Her hand is still warm where Stephen held it when they left the restaurant just now, only five minutes ago, whispering a joke about doing a runner without paying as they nudged past the checked tablecloths. He was feeling better tonight. The diareze had kicked in big time, and he'd gone completely the other way. Rhea had done her best to ignore him. She didn't have a clue how to react to being faced with his intimate bodily functions. And she was fine. An iron constitution, Stephen said.

*

The roads here in Malaga are different. Everywhere is black now. Across the street a row of bars have lights. There's a strobe from the hillside above where a nightclub wakes and breathes fire into the air, but down here there's just the sound of the sea. They had to get to it. It makes your eyes work harder. You need to see the waves. In some ways, you need to know the water isn't too close, that there's still sand, that the surf won't hit you if you stand beside the noise.

Stephen left the money on the checked tablecloth at the restaurant as they were leaving, a tip too. Funny, Rhea wouldn't have had him down as the kind of guy who left tips unless he had to, but he'd freed a sprawl of change onto the plastic table covering like he was letting a bird go.

She'd smiled at him. Maybe he wasn't so bad after all. And he took her hand in return for the smile.

*

The other noises start now. Rhea is standing halfway across the road. To her left traffic lights blink, a vertebrae of cars flexing like the pull of reins on a horse's head. She hears a scream. Knows it's her own voice. The thump of a car hitting a body and the skid of tires, the shriek of breaks and roar of revs all mixed together. Which came first, the scream or the hit?

She can still hear the waves loud out in the ocean and knows she's walked forward to the other side of the road where the wall and rocks shelter the sea, but someone is talking close now, trying to block out the sound of water that's like wind

'You'll be ok.' someone's saying. 'I'm a nurse.'

She's English, and the sound of her voice is ludicrously comforting. But Rhea still feels like she's lying.
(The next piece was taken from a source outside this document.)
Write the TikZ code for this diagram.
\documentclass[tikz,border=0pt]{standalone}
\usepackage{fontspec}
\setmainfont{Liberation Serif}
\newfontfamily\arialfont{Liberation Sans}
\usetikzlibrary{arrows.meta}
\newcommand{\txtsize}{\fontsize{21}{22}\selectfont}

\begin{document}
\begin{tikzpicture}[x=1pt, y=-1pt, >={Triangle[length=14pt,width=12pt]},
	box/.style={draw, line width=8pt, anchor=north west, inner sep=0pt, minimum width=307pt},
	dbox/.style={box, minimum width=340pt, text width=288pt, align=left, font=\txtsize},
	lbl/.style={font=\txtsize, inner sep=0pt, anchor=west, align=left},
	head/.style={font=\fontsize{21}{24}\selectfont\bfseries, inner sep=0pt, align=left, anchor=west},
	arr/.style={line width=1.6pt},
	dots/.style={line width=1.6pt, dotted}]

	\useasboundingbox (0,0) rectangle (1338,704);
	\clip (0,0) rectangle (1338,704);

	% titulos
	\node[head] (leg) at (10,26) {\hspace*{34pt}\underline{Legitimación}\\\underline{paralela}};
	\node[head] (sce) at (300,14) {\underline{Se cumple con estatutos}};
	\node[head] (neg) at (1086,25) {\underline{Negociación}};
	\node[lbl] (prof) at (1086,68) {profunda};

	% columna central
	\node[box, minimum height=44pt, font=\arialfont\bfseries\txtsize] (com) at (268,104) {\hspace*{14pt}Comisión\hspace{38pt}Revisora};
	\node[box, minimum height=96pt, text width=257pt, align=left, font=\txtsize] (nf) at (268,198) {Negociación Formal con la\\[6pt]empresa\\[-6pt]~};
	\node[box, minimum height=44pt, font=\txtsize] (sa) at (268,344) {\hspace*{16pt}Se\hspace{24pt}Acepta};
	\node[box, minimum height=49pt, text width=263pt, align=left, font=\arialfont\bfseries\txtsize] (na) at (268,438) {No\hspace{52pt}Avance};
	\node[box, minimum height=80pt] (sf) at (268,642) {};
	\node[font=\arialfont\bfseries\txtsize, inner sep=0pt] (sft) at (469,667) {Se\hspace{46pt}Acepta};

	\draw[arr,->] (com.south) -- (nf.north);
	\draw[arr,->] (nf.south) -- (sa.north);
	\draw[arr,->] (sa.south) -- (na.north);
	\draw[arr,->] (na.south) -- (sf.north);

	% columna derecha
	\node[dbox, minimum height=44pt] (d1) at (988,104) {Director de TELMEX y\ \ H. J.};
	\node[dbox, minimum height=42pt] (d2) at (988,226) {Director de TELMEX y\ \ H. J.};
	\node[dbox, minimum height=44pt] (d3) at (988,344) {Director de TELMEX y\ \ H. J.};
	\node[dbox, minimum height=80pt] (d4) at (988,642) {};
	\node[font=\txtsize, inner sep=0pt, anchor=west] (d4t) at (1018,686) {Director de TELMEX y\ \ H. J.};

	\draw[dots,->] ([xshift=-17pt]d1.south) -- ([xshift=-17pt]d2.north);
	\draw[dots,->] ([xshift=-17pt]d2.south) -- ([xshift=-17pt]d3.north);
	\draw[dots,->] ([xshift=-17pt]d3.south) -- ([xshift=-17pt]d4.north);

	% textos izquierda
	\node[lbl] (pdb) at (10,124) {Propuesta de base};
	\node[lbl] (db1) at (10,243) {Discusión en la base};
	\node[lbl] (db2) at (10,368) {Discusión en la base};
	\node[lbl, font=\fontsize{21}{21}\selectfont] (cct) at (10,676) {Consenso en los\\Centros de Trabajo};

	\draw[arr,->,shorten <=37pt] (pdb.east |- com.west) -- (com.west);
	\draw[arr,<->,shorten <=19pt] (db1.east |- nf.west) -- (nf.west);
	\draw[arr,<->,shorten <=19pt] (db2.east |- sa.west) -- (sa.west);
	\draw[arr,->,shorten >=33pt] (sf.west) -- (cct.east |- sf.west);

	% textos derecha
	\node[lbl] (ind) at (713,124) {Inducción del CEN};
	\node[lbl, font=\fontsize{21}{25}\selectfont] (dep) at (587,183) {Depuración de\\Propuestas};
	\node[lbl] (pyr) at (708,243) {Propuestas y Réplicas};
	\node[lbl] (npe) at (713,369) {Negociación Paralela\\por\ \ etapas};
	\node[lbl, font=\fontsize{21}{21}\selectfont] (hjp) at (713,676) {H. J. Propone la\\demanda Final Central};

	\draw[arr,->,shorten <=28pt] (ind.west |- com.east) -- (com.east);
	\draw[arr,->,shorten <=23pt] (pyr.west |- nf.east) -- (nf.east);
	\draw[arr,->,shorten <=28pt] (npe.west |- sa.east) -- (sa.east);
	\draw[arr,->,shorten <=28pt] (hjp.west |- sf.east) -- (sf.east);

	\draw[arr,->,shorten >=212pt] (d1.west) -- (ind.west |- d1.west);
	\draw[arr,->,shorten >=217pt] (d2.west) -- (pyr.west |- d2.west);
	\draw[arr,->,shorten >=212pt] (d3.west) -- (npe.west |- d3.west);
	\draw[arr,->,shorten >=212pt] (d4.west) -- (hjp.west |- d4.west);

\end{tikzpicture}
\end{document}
Stephen isn't going to be ok, is he?

The nurse turns around from where she's crouching and gives Rhea a look. Stephen's asking if he's going to lose his legs because one is bending the wrong way. There's blood, and Rhea can see clean bone sticking out of the leg that's sickeningly bent, like a chicken wing pulled from a carcass. Crack. Like a party popper.
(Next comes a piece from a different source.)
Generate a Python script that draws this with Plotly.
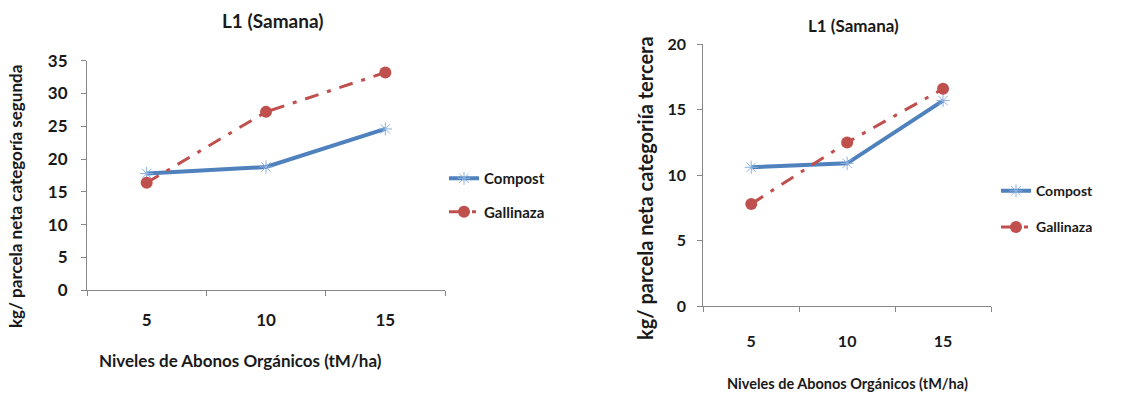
import plotly.graph_objects as go

W, H = 1145, 396

niveles = ["5", "10", "15"]
compost_segunda = [17.8, 18.8, 24.6]
gallinaza_segunda = [16.4, 27.2, 33.2]
compost_tercera = [10.6, 10.9, 15.7]
gallinaza_tercera = [7.8, 12.5, 16.6]

title_txt = "L1 (Samana)"
xtitle = "Niveles de Abonos Orgánicos (tM/ha)"
ytitle_left = "kg/ parcela neta categoría segunda"
ytitle_right = "kg/ parcela neta categoriía tercera"

BLUE = "#4F81BD"
STAR = "#8DB3E2"
RED = "#C0504D"
AXIS = "#868686"
FONT = "Lato"
TXT = "#1a1a1a"


def px_x(p):
    return p / W


def px_y(p):
    return 1 - p / H


fig = go.Figure()

def add_pair(xa, ya, comp, gall, legend):
    fig.add_trace(go.Scatter(
        x=niveles, y=comp, name="Compost", xaxis=xa, yaxis=ya,
        mode="lines+markers", legend=legend, legendgroup=legend + "c",
        line=dict(color=BLUE, width=4),
        marker=dict(symbol="asterisk-open", size=11, color=STAR,
                    line=dict(color=STAR, width=1)),
    ))
    fig.add_trace(go.Scatter(
        x=niveles, y=gall, name="Gallinaza", xaxis=xa, yaxis=ya,
        mode="lines+markers", legend=legend, legendgroup=legend + "g",
        line=dict(color=RED, width=3, dash="14px,9px,4px,9px"),
        marker=dict(symbol="circle", size=12, color=RED),
    ))

add_pair("x", "y", compost_segunda, gallinaza_segunda, "legend")
add_pair("x2", "y2", compost_tercera, gallinaza_tercera, "legend2")

def tickfont(sz):
    return dict(family=FONT, size=sz, color=TXT, weight="bold")

def xaxis_cfg(x0, x1, standoff, sz):
    return dict(domain=[px_x(x0), px_x(x1)], type="category",
                range=[-0.5, 2.5], showline=True, linecolor=AXIS, linewidth=1,
                ticks="outside", tickson="boundaries", ticklen=5, tickcolor=AXIS,
                showgrid=False, zeroline=False, tickfont=tickfont(sz),
                ticklabelstandoff=standoff, fixedrange=True, automargin=False)

def yaxis_cfg(y0, y1, rng, dt, xa, standoff, sz):
    return dict(domain=[px_y(y0), px_y(y1)], range=rng, dtick=dt, tick0=0,
                showline=True, linecolor=AXIS, linewidth=1, ticks="outside",
                ticklen=5, tickcolor=AXIS, showgrid=False, zeroline=False,
                tickfont=tickfont(sz), anchor=xa, ticklabelstandoff=standoff,
                fixedrange=True, automargin=False)

L_top, L_bot = 60.7, 290.3
R_top, R_bot = 44.3, 306.0

fig.update_layout(
    width=W, height=H,
    margin=dict(l=0, r=0, t=0, b=0, pad=0, autoexpand=False),
    paper_bgcolor="white", plot_bgcolor="white",
    xaxis=xaxis_cfg(87, 445, 14, 17) | dict(anchor="y"),
    yaxis=yaxis_cfg(L_bot, L_top, [0, 35], 5, "x", 10, 17),
    xaxis2=xaxis_cfg(703.3, 991, 21, 16) | dict(anchor="y2"),
    yaxis2=yaxis_cfg(R_bot, R_top, [0, 20], 5, "x2", 8, 16),
    legend=dict(x=px_x(444), y=px_y(162), xanchor="left", yanchor="top",
                font=dict(family=FONT, size=15, color=TXT, weight="bold"),
                tracegroupgap=11, bgcolor="rgba(0,0,0,0)"),
    legend2=dict(x=px_x(996), y=px_y(175.2), xanchor="left", yanchor="top",
                 font=dict(family=FONT, size=14, color=TXT, weight="bold"),
                 tracegroupgap=15, bgcolor="rgba(0,0,0,0)"),
    showlegend=True,
)

annots = [
    dict(text=title_txt, x=px_x(272.7), y=px_y(20.7), size=19),
    dict(text=title_txt, x=px_x(853.3), y=px_y(25), size=17),
    dict(text=xtitle, x=px_x(240.7), y=px_y(360), size=17),
    dict(text=xtitle, x=px_x(847.7), y=px_y(383), size=14.5),
    dict(text=ytitle_left, x=px_x(16), y=px_y(197), size=17, angle=-90),
    dict(text=ytitle_right, x=px_x(645), y=px_y(188), size=20, angle=-90),
]
for a in annots:
    fig.add_annotation(text=a["text"], x=a["x"], y=a["y"], xref="paper", yref="paper",
                       xanchor="center", yanchor="middle", showarrow=False,
                       textangle=a.get("angle", 0),
                       font=dict(family=FONT, size=a["size"], color=TXT, weight="bold"))

fig.write_html("out.html")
'What happened?' someone says.

Rhea is just staring at Stephen.

The ambulance is here.

*

Stephen left bits of money like food scraps on the checked tablecloth at the restaurant twenty minutes ago. He paid up front at the bar when he got their drinks. No, he wasn't drunk. She doesn't think so.
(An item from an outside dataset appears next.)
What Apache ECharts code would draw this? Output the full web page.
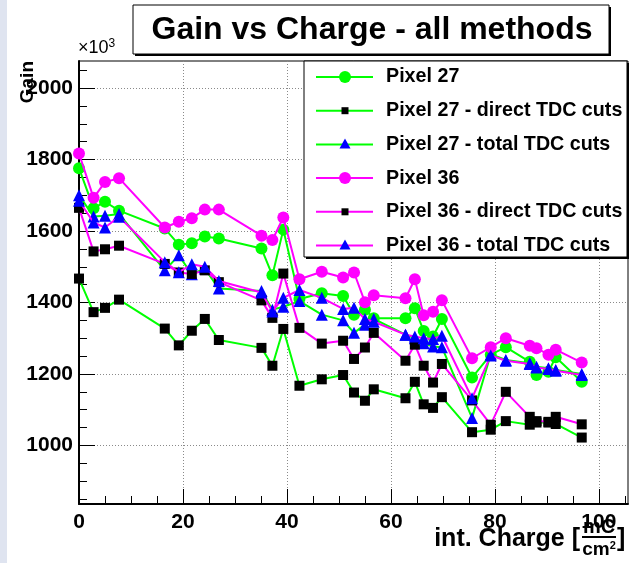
<!DOCTYPE html>
<html>
<head>
<meta charset="utf-8">
<script src="https://cdn.jsdelivr.net/npm/echarts@6/dist/echarts.min.js"></script>
<style>
html,body{margin:0;padding:0;background:#fff;}
#chart{width:630px;height:563px;}
</style>
</head>
<body>
<div id="chart"></div>
<script>
// ---- data ----
var charge = [0, 2.8, 5, 7.7, 16.5, 19.2, 21.7, 24.2, 26.9, 35.1, 37.2, 39.3, 42.4, 46.7, 50.8, 52.9, 55, 56.7, 62.8, 64.6, 66.3, 68.1, 69.8, 75.6, 79.2, 82.1, 86.7, 88, 90.3, 91.7, 96.7];
var pixel27 = [1776, 1664, 1682, 1657, 1607, 1562, 1566, 1585, 1579, 1551, 1476, 1604, 1410, 1426, 1418, 1366, 1380, 1356, 1356, 1384, 1320, 1305, 1354, 1190, 1254, 1275, 1234, 1197, 1206, 1247, 1178];
var pixel27direct = [1467, 1373, 1385, 1408, 1327, 1280, 1321, 1354, 1295, 1273, 1223, 1326, 1167, 1185, 1197, 1148, 1125, 1157, 1132, 1178, 1115, 1105, 1135, 1037, 1044, 1068, 1058, 1064, 1064, 1060, 1022];
var pixel27total = [1700, 1641, 1643, 1648, 1490, 1532, 1479, 1495, 1439, 1432, 1380, 1388, 1404, 1366, 1350, 1315, 1338, 1354, 1310, 1300, 1286, 1277, 1275, 1077, 1255, 1239, 1230, 1220, 1216, 1211, 1200];
var pixel36 = [1817, 1693, 1737, 1748, 1610, 1626, 1636, 1660, 1660, 1587, 1575, 1638, 1465, 1486, 1470, 1484, 1401, 1420, 1412, 1465, 1364, 1374, 1406, 1244, 1275, 1300, 1279, 1272, 1254, 1268, 1232];
var pixel36direct = [1665, 1543, 1549, 1559, 1508, 1484, 1480, 1490, 1457, 1406, 1357, 1481, 1329, 1285, 1293, 1242, 1274, 1315, 1237, 1282, 1223, 1176, 1228, 1126, 1058, 1150, 1080, 1068, 1066, 1080, 1059];
var pixel36total = [1685, 1624, 1610, 1640, 1513, 1485, 1507, 1500, 1460, 1428, 1375, 1413, 1435, 1413, 1382, 1385, 1354, 1346, 1310, 1305, 1300, 1298, 1307, 1132, 1252, 1237, 1228, 1218, 1214, 1209, 1197];
var seriesNames = ['Pixel 27', 'Pixel 27 - direct TDC cuts', 'Pixel 27 - total TDC cuts', 'Pixel 36', 'Pixel 36 - direct TDC cuts', 'Pixel 36 - total TDC cuts'];
var xTickLabels = [0, 20, 40, 60, 80, 100];
var yTickLabels = [1000, 1200, 1400, 1600, 1800, 2000];
var titleText = 'Gain vs Charge - all methods';

// ---- styles ----
var FONT = '"Liberation Sans", Arial, sans-serif';
var GREEN = '#00ff00', MAGENTA = '#ff00ff', BLUE = '#0000ff', BLACK = '#000000';
var seriesValues = [pixel27, pixel27direct, pixel27total, pixel36, pixel36direct, pixel36total];
var lineColors = [GREEN, GREEN, GREEN, MAGENTA, MAGENTA, MAGENTA];
var markerColors = [GREEN, BLACK, BLUE, MAGENTA, BLACK, BLUE];
var symbols = ['circle', 'rect', 'triangle', 'circle', 'rect', 'triangle'];
var symbolSizes = [12, 10, 12, 12, 10, 12];

var Y_MIN = 836, Y_MAX = 2076, X_MIN = 0, X_MAX = 105.6;
var yMinor = [];
for (var v = 850; v <= 2050; v += 50) yMinor.push(v);
var xMinor = [];
for (var u = 5; u <= 105; u += 5) xMinor.push(u);

var series = seriesValues.map(function (vals, i) {
  return {
    name: seriesNames[i],
    type: 'line',
    xAxisIndex: 0, yAxisIndex: 0,
    data: charge.map(function (x, k) { return [x, vals[k]]; }),
    symbol: symbols[i],
    symbolSize: symbolSizes[i],
    showSymbol: true,
    lineStyle: { color: lineColors[i], width: 2 },
    itemStyle: { color: markerColors[i] },
    z: 3 + i,
    animation: false
  };
});

// ---- legend drawn as graphic ----
var legendX = 304, legendY = 61, legendW = 323, legendH = 196;
var graphics = [
  { type: 'rect', shape: { x: 0, y: 0, width: 7, height: 563 }, style: { fill: '#dfe4f0' }, z: 1 },
  // title box
  { type: 'rect', shape: { x: 135, y: 7, width: 476, height: 49 }, style: { fill: '#000' }, z: 100 },
  { type: 'rect', shape: { x: 133, y: 5, width: 476, height: 49 }, style: { fill: '#fff', stroke: '#000', lineWidth: 1 }, z: 101 },
  { type: 'text', x: 372, y: 30, style: { text: titleText, font: 'bold 32px ' + FONT, fill: '#000', textAlign: 'center', textVerticalAlign: 'middle' }, z: 102 },
  // legend box
  { type: 'rect', shape: { x: legendX + 2, y: legendY + 2, width: legendW, height: legendH }, style: { fill: '#000' }, z: 100 },
  { type: 'rect', shape: { x: legendX, y: legendY, width: legendW, height: legendH }, style: { fill: '#fff', stroke: '#000', lineWidth: 1 }, z: 101 },
  // x10^3
  { type: 'text', x: 78, y: 48, style: { text: '×10{s|3}', rich: { s: { font: '12px ' + FONT, verticalAlign: 'top', padding: [0, 0, 8, 0] } }, font: '18px ' + FONT, fill: '#000', textAlign: 'left', textVerticalAlign: 'middle' }, z: 102 },
  // y name
  { type: 'text', x: 28, y: 61, rotation: Math.PI / 2, style: { text: 'Gain', font: 'bold 19px ' + FONT, fill: '#000', textAlign: 'right', textVerticalAlign: 'middle' }, z: 102 },
  // x name
  { type: 'text', x: 580, y: 539, style: { text: 'int. Charge [', font: 'bold 25px ' + FONT, fill: '#000', textAlign: 'right', textVerticalAlign: 'middle' }, z: 102 },
  { type: 'text', x: 599, y: 527, style: { text: 'mC', font: 'bold 20px ' + FONT, fill: '#000', textAlign: 'center', textVerticalAlign: 'middle' }, z: 102 },
  { type: 'line', shape: { x1: 582, y1: 537, x2: 616, y2: 537 }, style: { stroke: '#000', lineWidth: 2 }, z: 102 },
  { type: 'text', x: 599, y: 550, style: { text: 'cm{s|2}', rich: { s: { font: 'bold 11px ' + FONT, verticalAlign: 'top', padding: [0, 0, 8, 0] } }, font: 'bold 19px ' + FONT, fill: '#000', textAlign: 'center', textVerticalAlign: 'middle' }, z: 102 },
  { type: 'text', x: 617, y: 539, style: { text: ']', font: 'bold 25px ' + FONT, fill: '#000', textAlign: 'left', textVerticalAlign: 'middle' }, z: 102 }
];
seriesNames.forEach(function (name, i) {
  var cy = 77 + i * 33.7;
  graphics.push({ type: 'line', shape: { x1: 316, y1: cy, x2: 373, y2: cy }, style: { stroke: lineColors[i], lineWidth: 2 }, z: 103 });
  if (symbols[i] === 'circle') {
    graphics.push({ type: 'circle', shape: { cx: 345, cy: cy, r: 6 }, style: { fill: markerColors[i] }, z: 104 });
  } else if (symbols[i] === 'rect') {
    graphics.push({ type: 'rect', shape: { x: 341.5, y: cy - 3.5, width: 7, height: 7 }, style: { fill: markerColors[i] }, z: 104 });
  } else {
    graphics.push({ type: 'polygon', shape: { points: [[345, cy - 6], [350.5, cy + 4], [339.5, cy + 4]] }, style: { fill: markerColors[i] }, z: 104 });
  }
  graphics.push({ type: 'text', x: 386, y: cy, style: { text: name, font: 'bold 19.7px ' + FONT, fill: '#000', textAlign: 'left', textVerticalAlign: 'middle' }, z: 104 });
});

var labelStyle = { fontFamily: FONT, fontWeight: 'bold', fontSize: 21, color: '#000', formatter: function (val) { return String(val); } };
var gridLine = { show: true, lineStyle: { color: '#8a8a8a', width: 1, type: [1, 2] } };

var option = {
  backgroundColor: '#fff',
  animation: false,
  grid: { left: 79, top: 61, right: 2, bottom: 59, show: true, borderColor: '#000', borderWidth: 1, backgroundColor: 'transparent' },
  xAxis: [
    { type: 'value', min: X_MIN, max: X_MAX, interval: 20, position: 'bottom',
      axisLine: { show: true, onZero: false, lineStyle: { color: '#000', width: 2 } },
      axisTick: { show: true, inside: true, length: 15, customValues: xTickLabels, lineStyle: { color: '#000', width: 1 } },
      axisLabel: Object.assign({ customValues: xTickLabels, margin: 8 }, labelStyle),
      splitLine: gridLine },
    { type: 'value', min: X_MIN, max: X_MAX, position: 'bottom',
      axisLine: { show: false },
      axisTick: { show: true, inside: true, length: 8, customValues: xMinor, lineStyle: { color: '#000', width: 1 } },
      axisLabel: { show: false }, splitLine: { show: false } }
  ],
  yAxis: [
    { type: 'value', min: Y_MIN, max: Y_MAX, position: 'left',
      axisLine: { show: true, onZero: false, lineStyle: { color: '#000', width: 2 } },
      axisTick: { show: true, inside: true, length: 16, customValues: yTickLabels, lineStyle: { color: '#000', width: 1 } },
      axisLabel: Object.assign({ customValues: yTickLabels, margin: 6 }, labelStyle),
      splitLine: gridLine },
    { type: 'value', min: Y_MIN, max: Y_MAX, position: 'left',
      axisLine: { show: false },
      axisTick: { show: true, inside: true, length: 8, customValues: yMinor, lineStyle: { color: '#000', width: 1 } },
      axisLabel: { show: false }, splitLine: { show: false } }
  ],
  series: series,
  graphic: graphics
};

var chart = echarts.init(document.getElementById('chart'), null, { renderer: 'canvas' });
chart.setOption(option);
</script>
</body>
</html>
The policeman is staring at Rhea while she speaks, his tiny office, no bigger than a cloakroom, smells of an old un-aired school. And fear.

He spells the words out in the air. Pigeon English although he can speak it perfectly well. 'HIT. AND. RUN. So many on that road.' He holds his palms up in the air in a gesture of helplessness. 'Everyday.' he says. 'More and more accidents. More and more people like you in my office who don't even know the boy's birthday.'

So she's been caught out, but the policeman doesn't seem to care. He sighs, looking down at the form again. 'My advice?' he says. 'Go home. Forget all about it. We won't catch the man who did this. We never do. Stolen car. Stolen passport. My guess, stolen life. Go to your friend in the hospital and tell him the truth.'

*

She stands in the room where Stephen lays in traction, his leg having been manipulated back into position, his bones growing to meet each other at the break. His body healing itself. She will leave him here. Hardly knows him. Can't administer medicine, fetch water, wipe his chin free of dribbles and wean him from the painkillers. She can't even touch him now.

'I'm sorry.' she says. 'Wish I could tell you how long it will take before you feel any better.'

Then Rhea turns away. The sound of Spanish radio in the next room. The smell of tomato sauce curling down the corridor. She forms more words in her head.

It was fun while it lasted. I'm not ready for anything heavy. You're a really nice guy.

But what she wants to tell him is that loneliness breeds loneliness and the pain never goes away. It just dulls to an untouchable ache.